Take every line from the listing below that contains "this".

-=-=-=-=-

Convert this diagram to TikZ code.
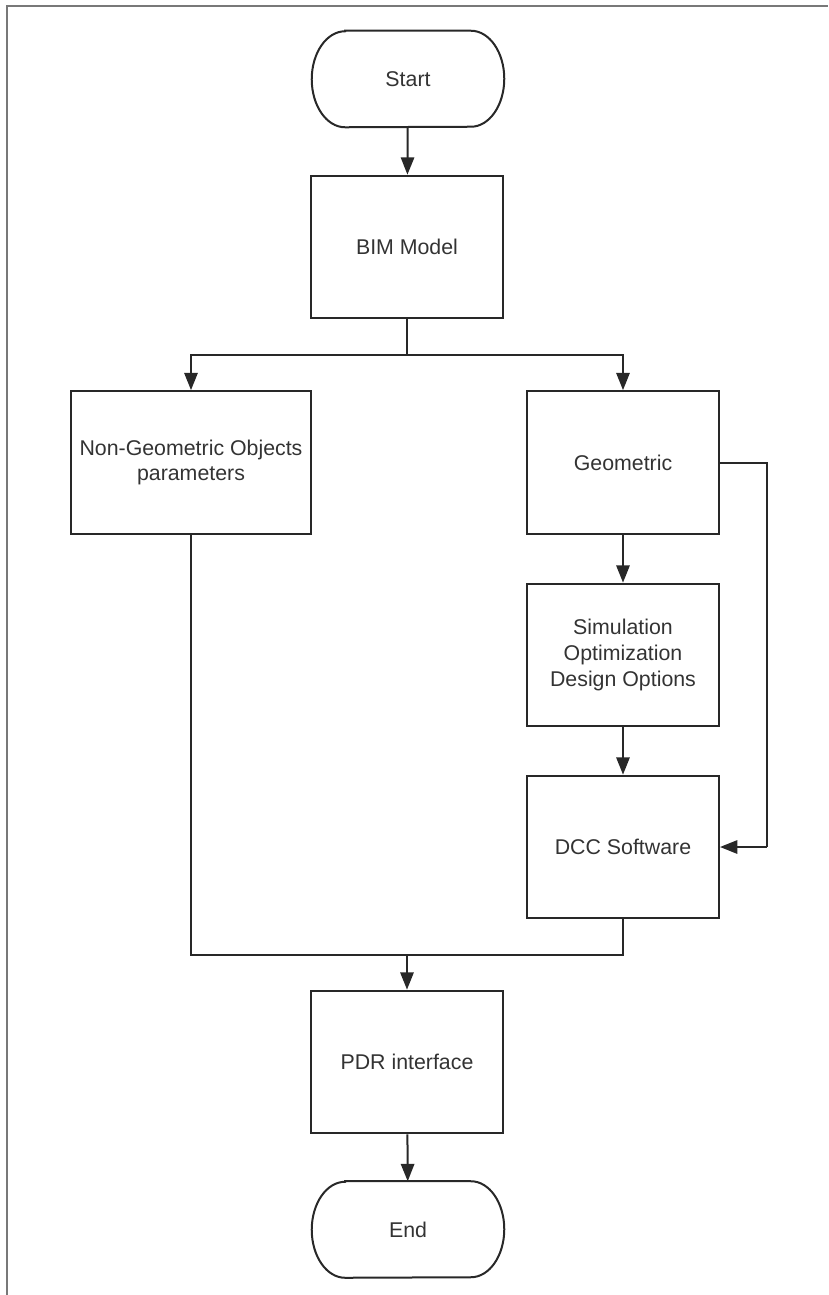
\documentclass[tikz,border=0pt]{standalone}
\usepackage{fontspec}
\setmainfont{Liberation Sans}
\usetikzlibrary{arrows.meta}

\definecolor{framegray}{RGB}{120,120,120}
\definecolor{linegray}{RGB}{40,40,40}
\definecolor{textgray}{RGB}{51,51,51}

\begin{document}
\begin{tikzpicture}[x=0.75pt, y=-0.75pt,
  box/.style={draw=linegray, line width=1.5pt, minimum width=144pt, minimum height=107pt,
    inner sep=2pt, align=center, font=\fontsize{16}{19.3}\selectfont, text=textgray},
  terminal/.style={minimum width=144pt, minimum height=72pt, inner sep=0pt,
    font=\fontsize{16}{19.3}\selectfont, text=textgray},
  link/.style={line width=1.5pt, draw=linegray},
  flow/.style={link, -{Triangle[width=10pt, length=13pt]}}]
  \useasboundingbox (0,0) rectangle (828,1295);

  % page frame
  \draw[framegray, line width=1.3pt] (7,1295) -- (7,6) -- (828,6);

  % nodes
  \node[terminal] (start) at (408,79) {Start};
  \node[box] (bim) at (407,247) {BIM Model};
  \node[box, minimum width=180pt] (nongeo) at (191,462.5) {Non-Geometric Objects\\parameters};
  \node[box] (geo) at (623,462.5) {Geometric};
  \node[box] (sim) at (623,655) {Simulation\\Optimization\\Design Options};
  \node[box] (dcc) at (623,847) {DCC Software};
  \node[box] (pdr) at (407,1062) {PDR interface};
  \node[terminal] (finish) at (408,1229.5) {End};

  % terminal outlines
  \foreach \n in {start,finish}
    \draw[link] ([xshift=25pt]\n.north west) -- ([xshift=-25pt]\n.north east)
      arc[start angle=90, end angle=-90, x radius=25pt, y radius=36pt]
      -- ([xshift=25pt]\n.south west)
      arc[start angle=270, end angle=90, x radius=25pt, y radius=36pt] -- cycle;

  \coordinate (split) at (407,355);
  \coordinate (loop) at (767,847);
  \coordinate (merge) at (407,955);

  % connectors
  \draw[flow] (start) -- (bim);
  \draw[link] (bim) -- (split);
  \draw[flow] (split) -| (nongeo);
  \draw[flow] (split) -| (geo);
  \draw[flow] (geo) -- (sim);
  \draw[flow] (sim) -- (dcc);
  \draw[link] (geo.east) -| (loop);
  \draw[flow] (loop) -- (dcc.east);
  \draw[link] (nongeo) |- (merge);
  \draw[link] (dcc) |- (merge);
  \draw[flow] (merge) -- (pdr);
  \draw[flow] (pdr) -- (finish);
\end{tikzpicture}
\end{document}
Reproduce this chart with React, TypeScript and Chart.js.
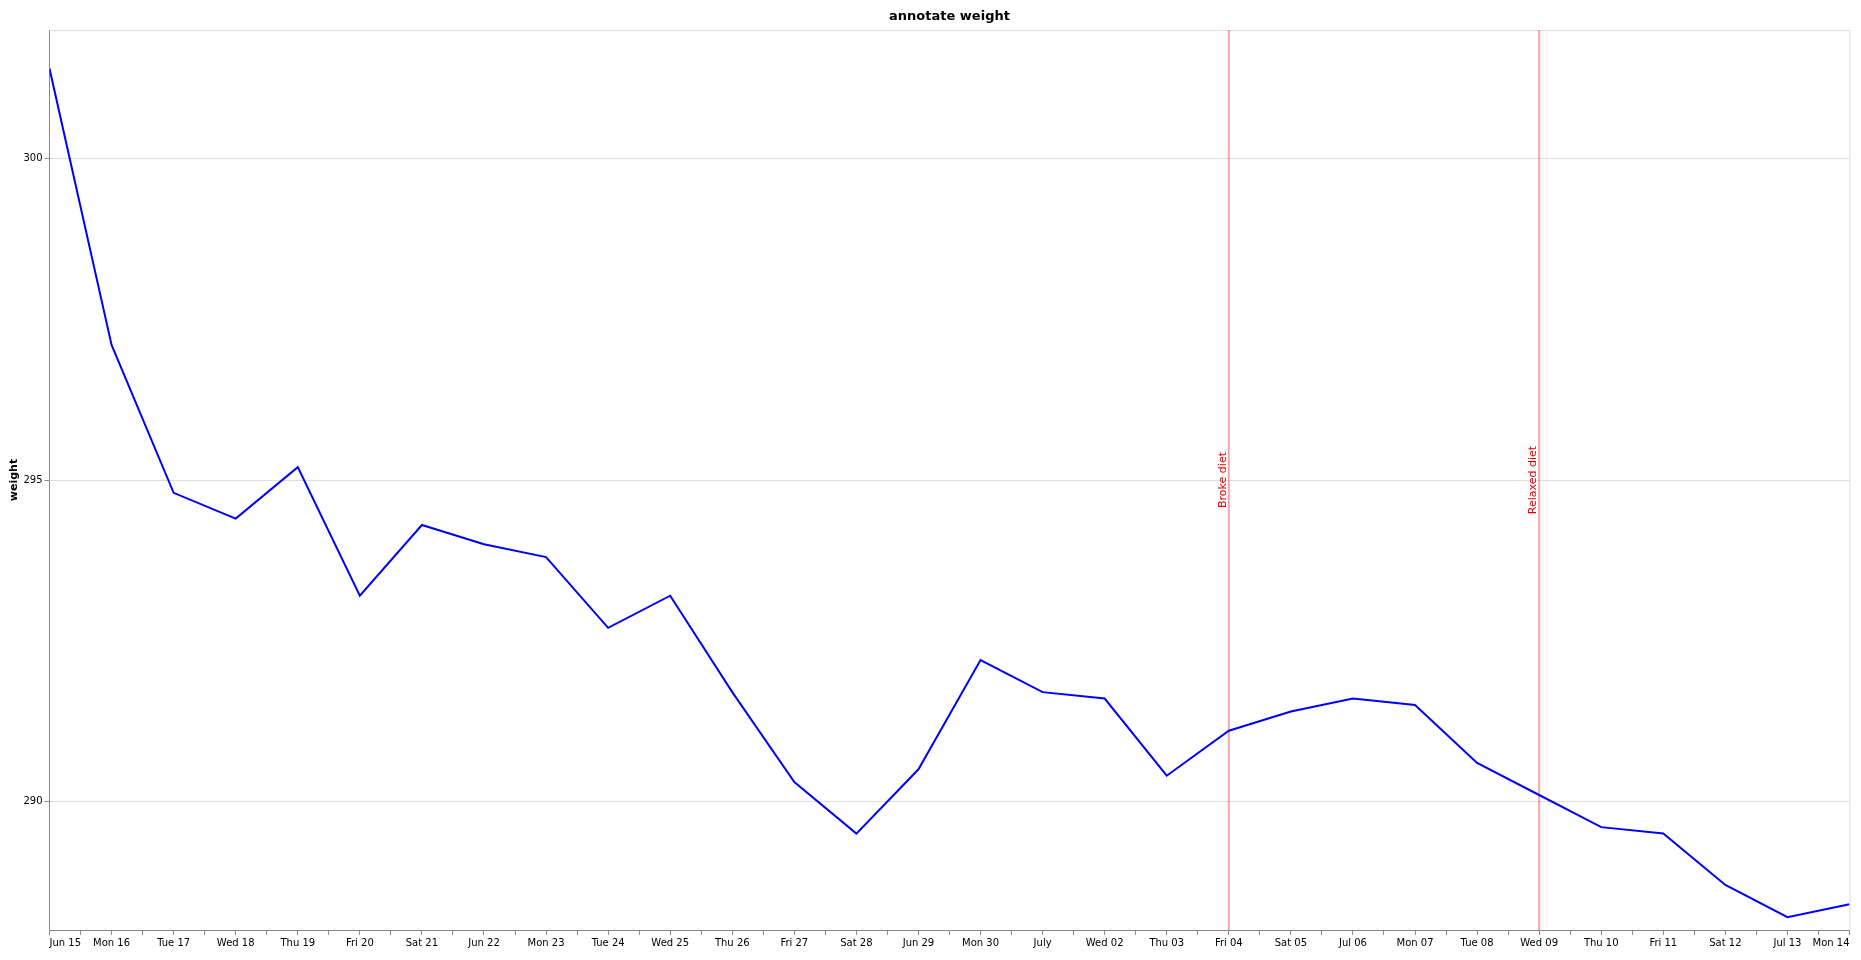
import React, { useEffect, useRef } from "react";
import { Chart, registerables } from "chart.js";

Chart.register(...registerables);

const chartTitle = "annotate weight";
const yTitle = "weight";
const dayLabels = [
  "Jun 15", "Mon 16", "Tue 17", "Wed 18", "Thu 19", "Fri 20", "Sat 21", "Jun 22",
  "Mon 23", "Tue 24", "Wed 25", "Thu 26", "Fri 27", "Sat 28", "Jun 29", "Mon 30",
  "July", "Wed 02", "Thu 03", "Fri 04", "Sat 05", "Jul 06", "Mon 07", "Tue 08",
  "Wed 09", "Thu 10", "Fri 11", "Sat 12", "Jul 13", "Mon 14",
];
const weights = [
  301.4, 297.1, 294.8, 294.4, 295.2, 293.2, 294.3, 294.0, 293.8, 292.7,
  293.2, 291.7, 290.3, 289.5, 290.5, 292.2, 291.7, 291.6, 290.4, 291.1,
  291.4, 291.6, 291.5, 290.6, 290.1, 289.6, 289.5, 288.7, 288.2, 288.4,
];
const yTicks = [290, 295, 300];
const yMin = 288;
const yMax = 302;
const annotationDays = [19, 24];
const annotationLabels = ["Broke diet", "Relaxed diet"];

const FONT = "'DejaVu Sans', sans-serif";

const overlayPlugin = {
  id: "overlay",
  beforeDatasetsDraw(chart: any) {
    const { ctx, chartArea, scales } = chart;
    const { left, right, top, bottom } = chartArea;
    ctx.save();
    // light frame top / right
    ctx.strokeStyle = "#dddddd";
    ctx.lineWidth = 1;
    ctx.beginPath();
    ctx.moveTo(left, top + 0.5);
    ctx.lineTo(right + 0.5, top + 0.5);
    ctx.lineTo(right + 0.5, bottom);
    ctx.stroke();
    // annotations
    annotationDays.forEach((d, i) => {
      const x = scales.x.getPixelForValue(d);
      ctx.strokeStyle = "rgba(240, 80, 80, 0.5)";
      ctx.lineWidth = 2;
      ctx.beginPath();
      ctx.moveTo(x, top);
      ctx.lineTo(x, bottom);
      ctx.stroke();
      ctx.save();
      ctx.translate(x - 3, (top + bottom) / 2);
      ctx.rotate(-Math.PI / 2);
      ctx.fillStyle = "#e00000";
      ctx.font = `11px ${FONT}`;
      ctx.textAlign = "center";
      ctx.textBaseline = "alphabetic";
      ctx.fillText(annotationLabels[i], 0, 0);
      ctx.restore();
    });
    ctx.restore();
  },
};

export default function App() {
  const ref = useRef<HTMLCanvasElement | null>(null);

  useEffect(() => {
    if (!ref.current) return;
    const lastIdx = dayLabels.length - 1;
    const xTickValues = dayLabels.flatMap((_, i) => (i < lastIdx ? [i, i + 0.5] : [i]));
    const chart = new Chart(ref.current, {
      type: "line",
      data: {
        datasets: [
          {
            data: weights.map((w, i) => ({ x: i, y: w })),
            borderColor: "#0000ff",
            borderWidth: 2,
            pointRadius: 0,
            tension: 0,
            fill: false,
          },
        ],
      },
      options: {
        animation: false,
        responsive: false,
        maintainAspectRatio: false,
        layout: { padding: { left: 0, right: 11.5, top: 0, bottom: 0 } },
        plugins: {
          legend: { display: false },
          tooltip: { enabled: false },
          title: {
            display: true,
            fullSize: false,
            text: chartTitle,
            color: "#000",
            font: { family: FONT, size: 13, weight: "bold" },
            padding: { top: 8.8, bottom: 5.6 },
          },
        },
        scales: {
          x: {
            type: "linear",
            min: 0,
            max: lastIdx,
            afterBuildTicks: (axis: any) => {
              axis.ticks = xTickValues.map((v) => ({ value: v }));
            },
            afterFit: (s: any) => {
              s.height = 30;
            },
            grid: {
              drawOnChartArea: false,
              drawTicks: true,
              tickLength: 5,
              tickColor: "#888888",
              color: "#888888",
            },
            border: { display: true, color: "#888888", width: 1 },
            ticks: {
              autoSkip: false,
              maxRotation: 0,
              minRotation: 0,
              align: "inner",
              padding: 2,
              color: "#000",
              font: { family: FONT, size: 10 },
              callback: (v: any) => (Number.isInteger(v) ? dayLabels[v] : ""),
            },
          },
          y: {
            type: "linear",
            min: yMin,
            max: yMax,
            afterBuildTicks: (axis: any) => {
              axis.ticks = yTicks.map((v) => ({ value: v }));
            },
            afterFit: (s: any) => {
              s.width = 49.5;
            },
            grid: {
              color: "#dddddd",
              tickColor: "#888888",
              tickLength: 5,
              drawTicks: true,
            },
            border: { display: true, color: "#888888", width: 1 },
            title: {
              display: true,
              text: yTitle,
              color: "#000",
              font: { family: FONT, size: 11, weight: "bold" },
              padding: { top: 8, bottom: 0 },
            },
            ticks: {
              padding: 2,
              color: "#000",
              font: { family: FONT, size: 10 },
              callback: (v: any) => String(v),
            },
          },
        },
      },
      plugins: [overlayPlugin],
    });
    return () => chart.destroy();
  }, []);

  return (
    <div style={{ position: "fixed", left: 0, top: 0, width: 1861, height: 960, background: "#fff" }}>
      <canvas ref={ref} width={1861} height={960} style={{ display: "block", width: 1861, height: 960 }} />
    </div>
  );
}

-=-=-=-=-

- Written solution -
Convert this diagram to TikZ code.
Reproduce this chart with React, TypeScript and Chart.js.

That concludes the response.